● **Your instructions**
Of the lines below, count those containing the word "Recreate". Reply with the number alone.

● **Records for the task**
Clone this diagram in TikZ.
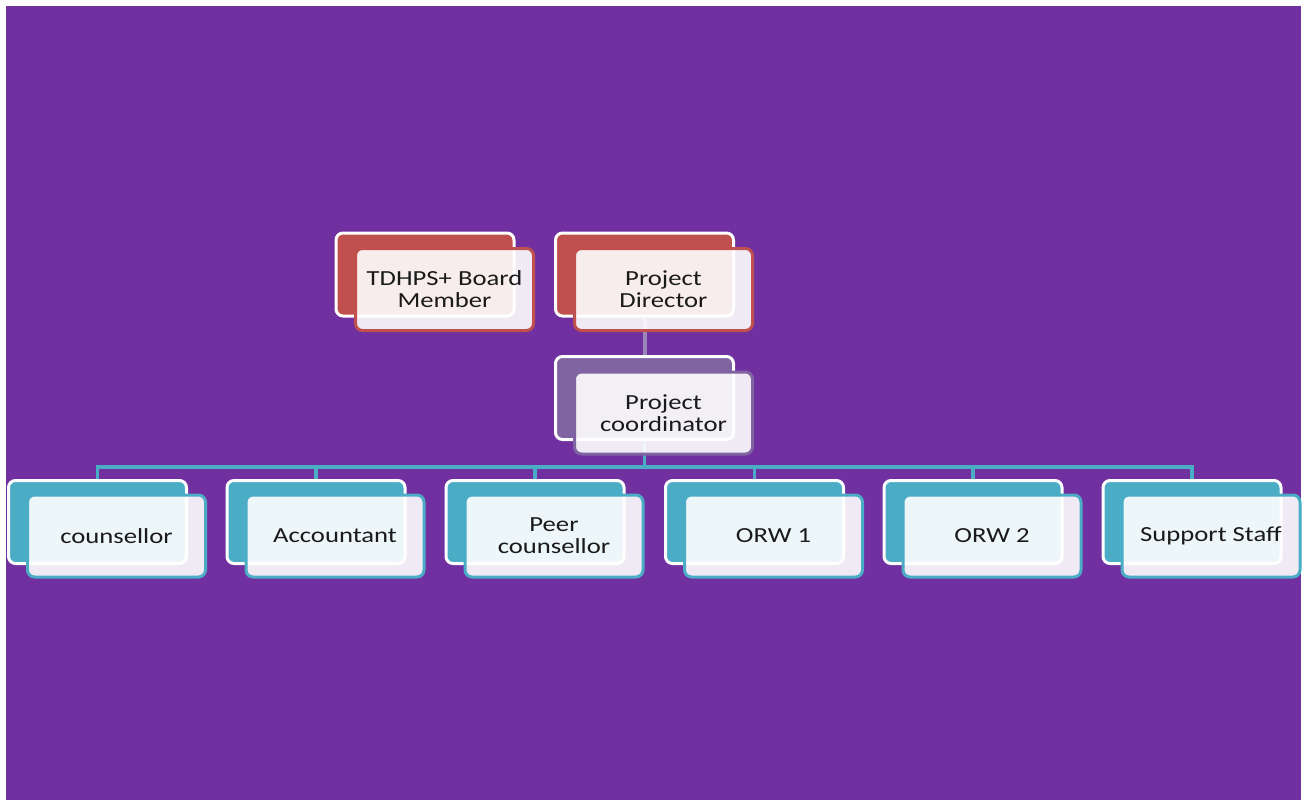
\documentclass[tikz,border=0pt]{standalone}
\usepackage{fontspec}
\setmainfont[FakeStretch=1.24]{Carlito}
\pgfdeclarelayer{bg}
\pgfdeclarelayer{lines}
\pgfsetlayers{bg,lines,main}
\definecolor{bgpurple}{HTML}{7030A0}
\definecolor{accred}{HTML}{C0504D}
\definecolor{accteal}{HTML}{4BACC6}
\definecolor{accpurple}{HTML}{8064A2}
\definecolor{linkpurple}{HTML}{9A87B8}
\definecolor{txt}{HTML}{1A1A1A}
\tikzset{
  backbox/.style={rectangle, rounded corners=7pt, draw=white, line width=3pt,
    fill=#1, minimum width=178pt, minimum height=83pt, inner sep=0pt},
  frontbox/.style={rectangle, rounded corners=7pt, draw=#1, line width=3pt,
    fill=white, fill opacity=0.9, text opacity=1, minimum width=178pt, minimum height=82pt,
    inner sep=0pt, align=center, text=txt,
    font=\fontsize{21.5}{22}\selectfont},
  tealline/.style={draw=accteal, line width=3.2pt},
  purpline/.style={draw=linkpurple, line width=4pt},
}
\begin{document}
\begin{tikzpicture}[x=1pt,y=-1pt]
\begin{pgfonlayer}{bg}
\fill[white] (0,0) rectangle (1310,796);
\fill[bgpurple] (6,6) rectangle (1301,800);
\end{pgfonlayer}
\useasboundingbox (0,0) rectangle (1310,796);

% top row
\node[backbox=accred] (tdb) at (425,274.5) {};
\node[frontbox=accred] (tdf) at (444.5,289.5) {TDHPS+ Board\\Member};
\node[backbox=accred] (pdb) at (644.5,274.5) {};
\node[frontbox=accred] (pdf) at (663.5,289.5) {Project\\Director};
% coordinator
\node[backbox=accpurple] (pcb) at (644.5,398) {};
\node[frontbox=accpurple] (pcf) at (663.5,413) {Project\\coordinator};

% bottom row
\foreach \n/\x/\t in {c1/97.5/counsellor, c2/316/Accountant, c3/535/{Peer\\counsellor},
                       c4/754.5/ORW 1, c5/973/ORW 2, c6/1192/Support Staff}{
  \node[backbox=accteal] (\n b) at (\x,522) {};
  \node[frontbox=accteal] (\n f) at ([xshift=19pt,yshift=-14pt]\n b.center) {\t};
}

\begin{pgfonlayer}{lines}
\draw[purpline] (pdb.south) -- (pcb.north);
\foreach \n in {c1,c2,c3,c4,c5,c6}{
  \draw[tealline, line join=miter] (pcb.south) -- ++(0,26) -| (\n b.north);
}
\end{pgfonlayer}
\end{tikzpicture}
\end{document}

==

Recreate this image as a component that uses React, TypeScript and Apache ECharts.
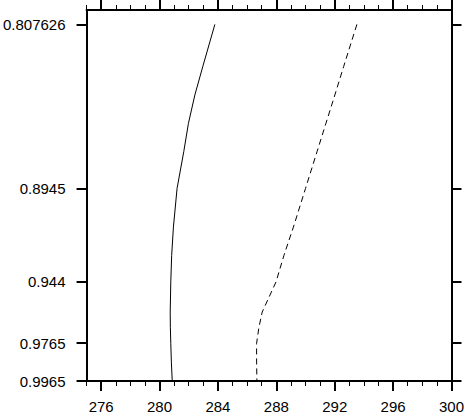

==

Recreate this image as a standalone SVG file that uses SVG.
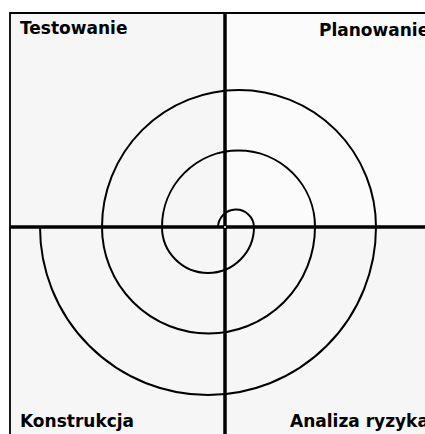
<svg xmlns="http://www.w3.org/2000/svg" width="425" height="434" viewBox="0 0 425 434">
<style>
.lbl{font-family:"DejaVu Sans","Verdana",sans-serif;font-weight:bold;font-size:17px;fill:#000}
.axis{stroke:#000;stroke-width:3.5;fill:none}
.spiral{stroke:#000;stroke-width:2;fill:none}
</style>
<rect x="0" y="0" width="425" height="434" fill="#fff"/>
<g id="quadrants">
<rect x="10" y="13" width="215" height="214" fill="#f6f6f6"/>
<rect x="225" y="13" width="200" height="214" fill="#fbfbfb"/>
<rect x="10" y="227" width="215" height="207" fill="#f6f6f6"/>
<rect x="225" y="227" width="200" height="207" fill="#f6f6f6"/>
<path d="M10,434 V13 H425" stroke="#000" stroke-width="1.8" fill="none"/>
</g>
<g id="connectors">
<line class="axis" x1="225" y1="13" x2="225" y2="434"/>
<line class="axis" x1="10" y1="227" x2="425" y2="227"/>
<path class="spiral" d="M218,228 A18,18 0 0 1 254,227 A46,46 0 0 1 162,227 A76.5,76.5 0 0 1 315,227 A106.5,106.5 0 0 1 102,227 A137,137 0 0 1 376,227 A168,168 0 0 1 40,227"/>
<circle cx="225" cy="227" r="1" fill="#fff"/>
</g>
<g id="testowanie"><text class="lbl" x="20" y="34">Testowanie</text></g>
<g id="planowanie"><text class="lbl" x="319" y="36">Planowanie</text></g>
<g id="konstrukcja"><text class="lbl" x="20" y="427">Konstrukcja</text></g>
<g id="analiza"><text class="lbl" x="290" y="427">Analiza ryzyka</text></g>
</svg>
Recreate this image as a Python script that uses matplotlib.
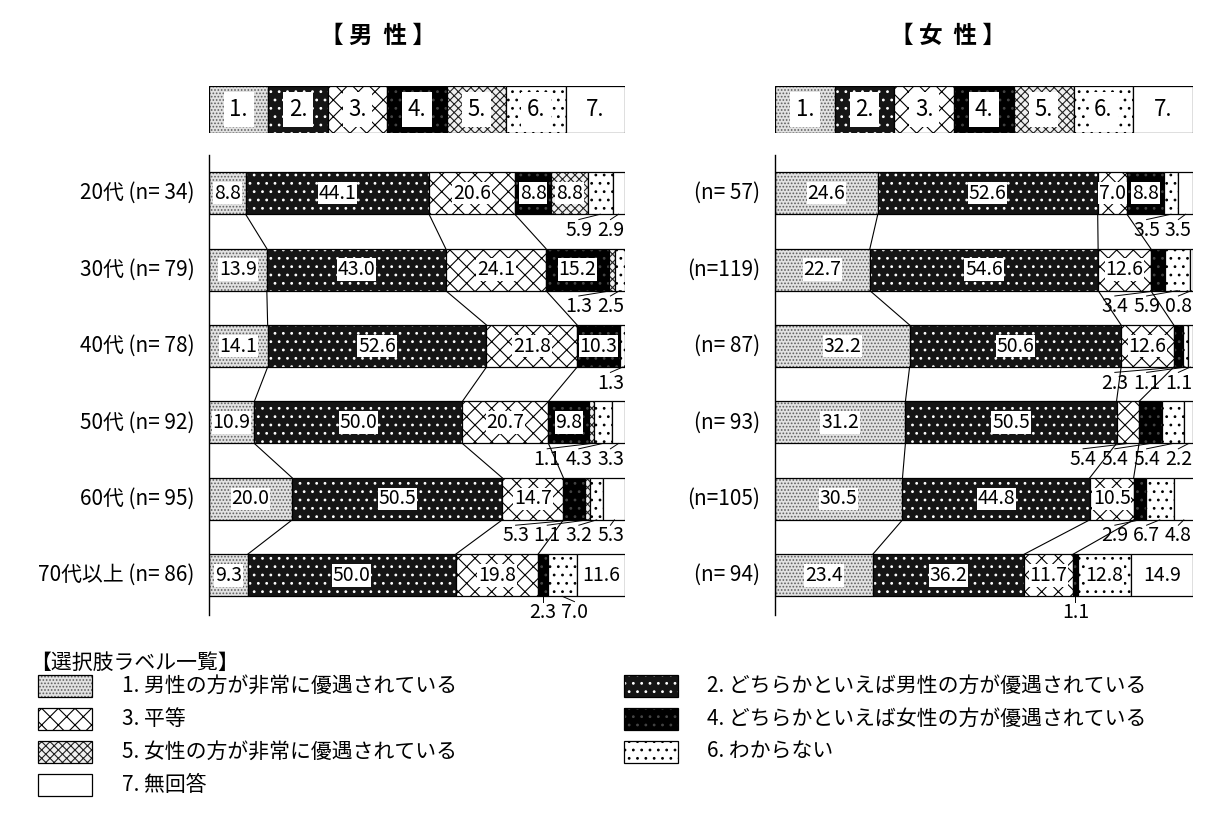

● **Exercise result**
3